Year One Lessons Learned.
It’s been just over a year since I walked out of my office in a big downtown ad agency and into the unknown of building my own consulting practice. Since then I’ve been introduced to others who are thinking about taking a similar leap and asked to share my experiences.
Here’s what I’ve learned:
Starting a business in Q4 is tough. The work didn’t come for a few months, but the downtime gave me time to clear my mind and refocus. On second thought, maybe starting a business is just hard and this would’ve happened regardless of time of year.
I’m not really out on my own. My network has been invaluable. So much support from so many smart people. I’d be lost without you all.

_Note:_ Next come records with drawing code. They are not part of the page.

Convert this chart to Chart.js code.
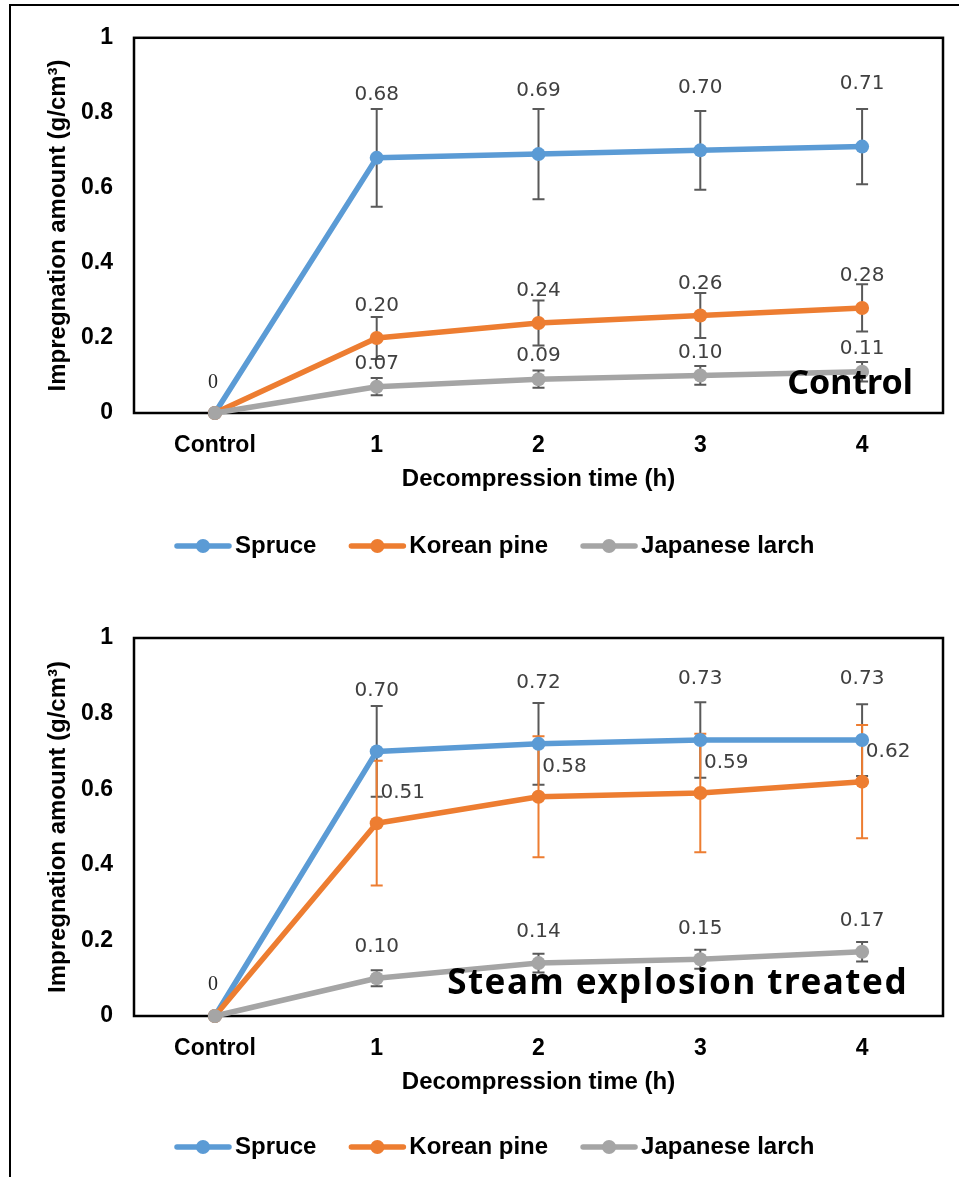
<!DOCTYPE html>
<html>
<head>
<meta charset="utf-8">
<script src="https://cdn.jsdelivr.net/npm/chart.js@4.4.1/dist/chart.umd.min.js"></script>
<style>
  html, body { margin: 0; padding: 0; background: #fff; }
  body { width: 959px; height: 1177px; overflow: hidden; position: relative; }
  #frame { position: absolute; left: 9px; top: 4px; width: 980px; height: 1220px;
           border-left: 2px solid #000; border-top: 2px solid #000; }
  .box { position: absolute; left: 12px; width: 944px; }
  #box1 { top: 3px; height: 597px; }
  #box2 { top: 600px; height: 577px; }
</style>
</head>
<body>
<div id="frame"></div>
<div class="box" id="box1"><canvas id="c1"></canvas></div>
<div class="box" id="box2"><canvas id="c2"></canvas></div>
<script>
// 数据
const categories = ["Control", "1", "2", "3", "4"];
const seriesNames = ["Spruce", "Korean pine", "Japanese larch"];
const seriesColors = ["#5B9BD5", "#ED7D31", "#A5A5A5"];
const yTicks = [0, 0.2, 0.4, 0.6, 0.8, 1];

// 上图：Control
const spruceControl = [0, 0.68, 0.69, 0.70, 0.71];
const spruceControlErr = [0, 0.13, 0.12, 0.105, 0.10];
const pineControl = [0, 0.20, 0.24, 0.26, 0.28];
const pineControlErr = [0, 0.056, 0.06, 0.06, 0.063];
const larchControl = [0, 0.07, 0.09, 0.10, 0.11];
const larchControlErr = [0, 0.023, 0.023, 0.025, 0.026];

// 下图：Steam explosion treated
const spruceSteam = [0, 0.70, 0.72, 0.73, 0.73];
const spruceSteamErr = [0, 0.12, 0.108, 0.10, 0.095];
const pineSteam = [0, 0.51, 0.58, 0.59, 0.62];
const pineSteamErr = [0, 0.165, 0.16, 0.157, 0.15];
const larchSteam = [0, 0.10, 0.14, 0.15, 0.17];
const larchSteamErr = [0, 0.021, 0.025, 0.025, 0.026];

const FAMILY = "'Liberation Sans', Arial, sans-serif";
const TICK_FONT = { family: FAMILY, weight: "bold", size: 23 };
const TITLE_FONT = { family: FAMILY, weight: "bold", size: 24 };
const ERR_GRAY = "#595959";

// 绘图区边框
const plotFrame = {
  id: "plotFrame",
  beforeDatasetsDraw(chart) {
    const { ctx, chartArea: a } = chart;
    ctx.save();
    ctx.strokeStyle = "#000";
    ctx.lineWidth = 2.5;
    ctx.strokeRect(a.left, a.top, a.right - a.left, a.bottom - a.top);
    ctx.restore();
  },
};

// 误差线
const errorBars = {
  id: "errorBars",
  beforeDatasetsDraw(chart) {
    const { ctx } = chart;
    const y = chart.scales.y;
    chart.data.datasets.forEach((ds, di) => {
      const meta = chart.getDatasetMeta(di);
      ctx.save();
      ctx.strokeStyle = ds.errorColor;
      ctx.lineWidth = 2;
      meta.data.forEach((pt, i) => {
        const e = ds.errors[i];
        if (!e) return;
        const top = y.getPixelForValue(ds.data[i] + e);
        const bot = y.getPixelForValue(ds.data[i] - e);
        ctx.beginPath();
        ctx.moveTo(pt.x, top); ctx.lineTo(pt.x, bot);
        ctx.moveTo(pt.x - 6, top); ctx.lineTo(pt.x + 6, top);
        ctx.moveTo(pt.x - 6, bot); ctx.lineTo(pt.x + 6, bot);
        ctx.stroke();
      });
      ctx.restore();
    });
  },
};

// 数据标签
const valueLabels = {
  id: "valueLabels",
  afterDatasetsDraw(chart, args, opts) {
    const { ctx } = chart;
    const seen = new Set();
    ctx.save();
    ctx.textAlign = "center";
    ctx.textBaseline = "middle";
    chart.data.datasets.forEach((ds, di) => {
      const meta = chart.getDatasetMeta(di);
      const off = opts.offsets[di];
      meta.data.forEach((pt, i) => {
        const v = ds.data[i];
        if (v === 0) {
          const key = Math.round(pt.x) + "," + Math.round(pt.y);
          if (seen.has(key)) return;
          seen.add(key);
          ctx.font = "20px 'Liberation Serif'";
          ctx.fillStyle = "#262626";
          ctx.fillText("0", pt.x - 2, pt.y + opts.zeroDy);
        } else {
          ctx.font = "20px 'DejaVu Sans'";
          ctx.fillStyle = "#404040";
          ctx.fillText(v.toFixed(2), pt.x + off.dx, pt.y + off.dy);
        }
      });
    });
    ctx.restore();
  },
};

// 图内标题
const cornerTitle = {
  id: "cornerTitle",
  afterDraw(chart, args, opts) {
    const { ctx, chartArea: a } = chart;
    ctx.save();
    ctx.font = "bold " + opts.size + "px 'Noto Sans'";
    ctx.fillStyle = "#000";
    ctx.textAlign = "right";
    ctx.textBaseline = "alphabetic";
    if (opts.letterSpacing) ctx.letterSpacing = opts.letterSpacing;
    ctx.fillText(opts.text, a.right - opts.right, a.bottom - opts.bottom);
    ctx.restore();
  },
};

// 图例（线 + 点）
const lineLegend = {
  id: "lineLegend",
  afterDraw(chart, args, opts) {
    const { ctx, chartArea: a } = chart;
    let x = a.left + opts.dx;
    const y = a.bottom + opts.dy;
    ctx.save();
    ctx.font = "bold 24px " + FAMILY;
    ctx.textBaseline = "middle";
    chart.data.datasets.forEach((ds) => {
      ctx.strokeStyle = ds.borderColor;
      ctx.fillStyle = ds.borderColor;
      ctx.lineWidth = 5.5;
      ctx.lineCap = "round";
      ctx.beginPath();
      ctx.moveTo(x + 2, y); ctx.lineTo(x + 54, y);
      ctx.stroke();
      ctx.beginPath();
      ctx.arc(x + 28, y, 7, 0, Math.PI * 2);
      ctx.fill();
      x += 60;
      ctx.fillStyle = "#000";
      ctx.fillText(ds.label, x, y);
      x += ctx.measureText(ds.label).width + 33;
    });
    ctx.restore();
  },
};

function makeDataset(i, values, errs, errColor, order) {
  return {
    label: seriesNames[i],
    data: values,
    errors: errs,
    errorColor: errColor,
    borderColor: seriesColors[i],
    backgroundColor: seriesColors[i],
    pointBackgroundColor: seriesColors[i],
    pointBorderWidth: 0,
    pointRadius: 7,
    borderWidth: 5.5,
    borderJoinStyle: "round",
    borderCapStyle: "round",
    tension: 0,
    clip: false,
    order: order,
  };
}

function makeChart(id, datasets, pad, labelOpts, title, legendDy) {
  return new Chart(document.getElementById(id), {
    type: "line",
    data: { labels: categories, datasets: datasets },
    plugins: [plotFrame, errorBars, valueLabels, cornerTitle, lineLegend],
    options: {
      responsive: true,
      maintainAspectRatio: false,
      animation: false,
      layout: { padding: pad },
      plugins: {
        legend: { display: false },
        tooltip: { enabled: false },
        valueLabels: labelOpts,
        cornerTitle: title,
        lineLegend: { dx: 41, dy: legendDy },
      },
      scales: {
        x: {
          type: "category",
          offset: true,
          grid: { display: false, drawTicks: false },
          border: { display: false },
          ticks: { font: TICK_FONT, color: "#000", padding: 19, maxRotation: 0, autoSkip: false },
          title: {
            display: true,
            text: "Decompression time (h)",
            font: TITLE_FONT,
            color: "#000",
            padding: { top: 0, bottom: 19 },
          },
          afterFit(s) { s.height = 100; },
        },
        y: {
          min: 0,
          max: 1,
          grid: { display: false, drawTicks: false },
          border: { display: false },
          ticks: {
            font: TICK_FONT,
            color: "#000",
            padding: 21,
            callback: (v) => String(Math.round(v * 10) / 10),
          },
          afterBuildTicks(s) { s.ticks = yTicks.map((v) => ({ value: v })); },
          title: {
            display: true,
            text: "Impregnation amount (g/cm³)",
            font: TITLE_FONT,
            color: "#000",
            padding: { top: 32, bottom: 0 },
          },
          afterFit(s) { s.width = 122; },
        },
      },
    },
  });
}

makeChart(
  "c1",
  [
    makeDataset(0, spruceControl, spruceControlErr, ERR_GRAY, 3),
    makeDataset(1, pineControl, pineControlErr, ERR_GRAY, 2),
    makeDataset(2, larchControl, larchControlErr, ERR_GRAY, 1),
  ],
  { top: 34, right: 13, left: 0, bottom: 87 },
  { offsets: [{ dx: 0, dy: -63 }, { dx: 0, dy: -32 }, { dx: 0, dy: -23 }], zeroDy: -30 },
  { text: "Control", size: 34, right: 30, bottom: 19 },
  133
);

makeChart(
  "c2",
  [
    makeDataset(0, spruceSteam, spruceSteamErr, ERR_GRAY, 3),
    makeDataset(1, pineSteam, pineSteamErr, "#ED7D31", 2),
    makeDataset(2, larchSteam, larchSteamErr, ERR_GRAY, 1),
  ],
  { top: 38, right: 13, left: 0, bottom: 61 },
  { offsets: [{ dx: 0, dy: -61 }, { dx: 26, dy: -30 }, { dx: 0, dy: -31 }], zeroDy: -31 },
  { text: "Steam explosion treated", size: 35, letterSpacing: "1.5px", right: 35, bottom: 22 },
  131
);
</script>
</body>
</html>
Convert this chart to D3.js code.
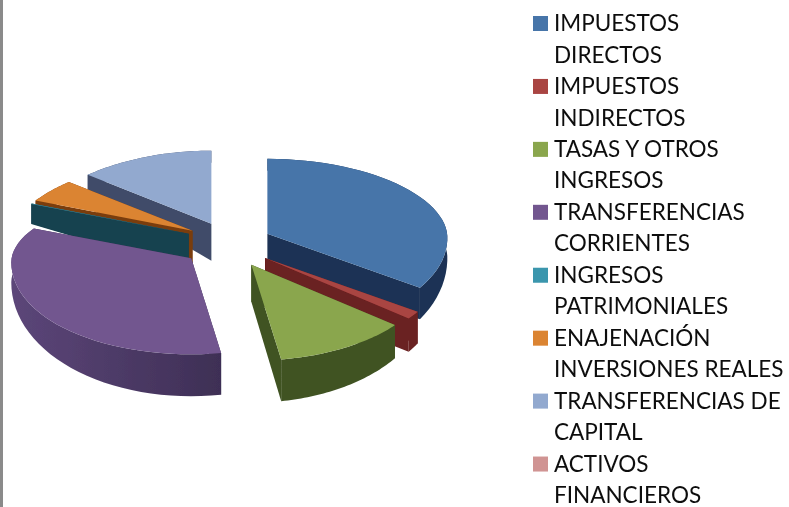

I love being able to focus on the big messy problems. I love the work I do and I love my clients. I have the ability to focus on a single challenge (or set of challenges) in a way I never could when I managed people and projects. I can both dive deep and step back and look at the whole. I can apply lessons I learned in one situation to another. I get to work on something different every few weeks. It’s fun.
I really do know what I’m doing. Every project starts out with insecurity and questions, and every time I’m able to put together a cohesive, insightful story that helps my client move forward.
Every networking date has value - to you or to them. I’ve had coffee with people who I didn’t connect with but they introduced me to someone else who was a better match professionally or personally, and I’ve done the same for them.
The business of running a business sucks. It just does. Accountants and lawyers and invoices and taxes and expenses are never going to be fun. But if you don’t deal with all of this bad things happen. So you deal with it.
Growing something takes time. Plant seeds now for fruit later. The kind of work I do isn’t something everyone needs today, but I need to let them know I’m doing it so when they do need it, they’ll think of me.
You become the story you tell. I’ve gained so much clarity about the kind of work I want to do by refining my elevator pitch and talking to people about what I do. Talk to people. Gauge their reactions. Adjust how you tell your story. Your story will adjust you.
Let yourself smell the roses. Enjoy some (not all) downtime when it happens. I’m adapting to an uneven workflow. After twenty years of 9-5 (ok, 8-7+) everyday, I now have a far less predictable rhythm to my work and I’m learning to let myself take a day off once in a while when I’m slow because I know there will be times when I’ll make up for it.
Have non-work goals. Find something you enjoy and give yourself permission to take the time to develop a new skill or pursue an interest that engages your mind in a way unrelated to your work.
Honor boundaries. I work from home. In a room that is not part of my regular ‘at home’ life. I go to my office. I put on pants with a waistband and button. I do not sit at the kitchen table on my laptop wearing yoga pants. I have routines around the workday. I only sometimes move a load of laundry when I break for lunch.
Celebrate freedom. I am so thankful everyday that I’m able to do this. I cherish every lunchtime dog walk and every week without a trip to the drycleaners. I recognize and value the support my friends and family provide, and know I’m nicer to be around now than I was before I made this change. I sleep better. I feel better. It’s amazing.
Take calculated risks big and small. Calculated being the operative word here. I agonized over the financial implications of this change, there were a lot of spreadsheets involved and a lot of good advice from my coach. I also agonized over the potential repercussions of failure. What would happen if I couldn’t make this work? Once I had answers to these questions that my husband and I could live with, I jumped.
Unhappiness breeds consumption, consumption does not breed happiness. I was trapped in a cycle of stuff. I’d buy myself things as rewards for a particularly shitty week at work. I needed spa treatments to deal with stress. I earned treats. A few weeks into this new life, I was really surprised to realize that I didn’t want anything. No longer was the first thought upon getting a paycheck “what should I buy myself”. After ten years in advertising you’d think I’d be more aware of the psychology of consumption, but this shift has been quite eye-opening.
Possibility is really exciting. While I’m having a great time doing this now, I don’t know that I will continue doing this forever. I could do a project for an organization that I want to join full-time. I could branch into a different area of specialization. I could come across a job posting that speaks to me. I could get an offer I can’t refuse for a “normal” job. Anything could happen. And that excites me.